Queer is by definition whatever is at odds with the normal, the legitimate, the dominant... The possibility of a queer politics [defines] not the struggle to liberate a common, repressed preexisting nature but... an ongoing process of self-constitution and self-transformation.
-- David Halperin, Saint Foucault: Towards a Gay Hagiography
We’ve had a lot of fun putting these episodes together! Because KiQ is but one in a number of projects in each of our lives, we tried to keep time and costs down by shooting all of our episodes locally in North Carolina, where we both currently live. Ideally, we’d like to expand to shooting in new places, and we’re hoping that the future of KiQ will allow for that kind of expansion.
Carrie: My interest in queerness began at fifteen when I first wanted to have a girlfriend and I didn’t have enough words to describe my own ideas and feelings or the way they fit (or didn’t fit) into the world around me. I’ve been working with and in scholarly and activist communities in which people think about issues of gender and sexuality ever since then. I have found some of those communities within the field of Women’s & Gender Studies, in which I did graduate and undergraduate work, and I’ve found others in personal relationships with people who may or may not identify as existing somewhere on the LGBT spectrum. I’m currently involved in doctoral studies in which queerness often emerges as a helpful way to think and learn, and I also help to organize a group for queer / LGBTQIA youth in Greensboro, NC. Whereas I’ve been thinking about queerness for my entire adult life, I’ve only been learning about media production for the past few years. I’m so excited for the potential of KiQ to spark conversations in all sorts of personal and educational contexts, and I appreciate your taking the time to watch and think about the episodes that Rick and I have put together so far.

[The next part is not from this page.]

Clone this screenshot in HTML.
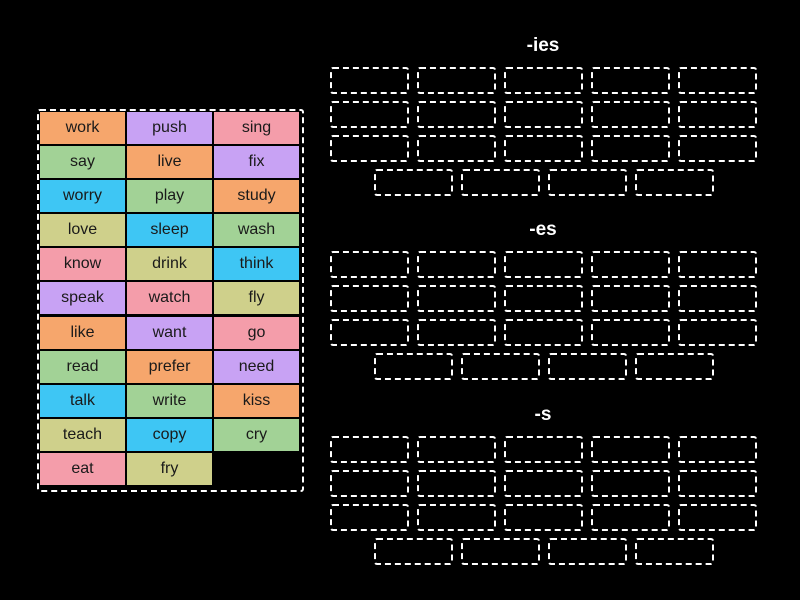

Rick: When I was twelve I thought it was time to be a man, so I subscribed to Sports Illustrated for Kids and joined the track team, but I didn’t care about sports and I wasn’t especially athletic. When I got to high school I auditioned for a musical instead of trying out for football. I remember a few conversations in which someone asked me to explain if I was gay. When I responded that I wasn’t, they would say, “Are you sure?” It was an annoying question and one that seemed to reveal more about the person asking it than it did me, but over time I accepted that there were aspects about my personality that didn’t match others’ ideas of “masculine” or “straight.” As an adult, I agreed to be a known sperm donor for some lesbian friends, spent four years making a documentary about the experience (Between Friends & Family), and in the process discovered “queer” as an idea and a community that was more welcoming and hospitable than any I had encountered before. The more I look around, the more it seems that norms don’t really exist; KiQ is a way to share some of those observations.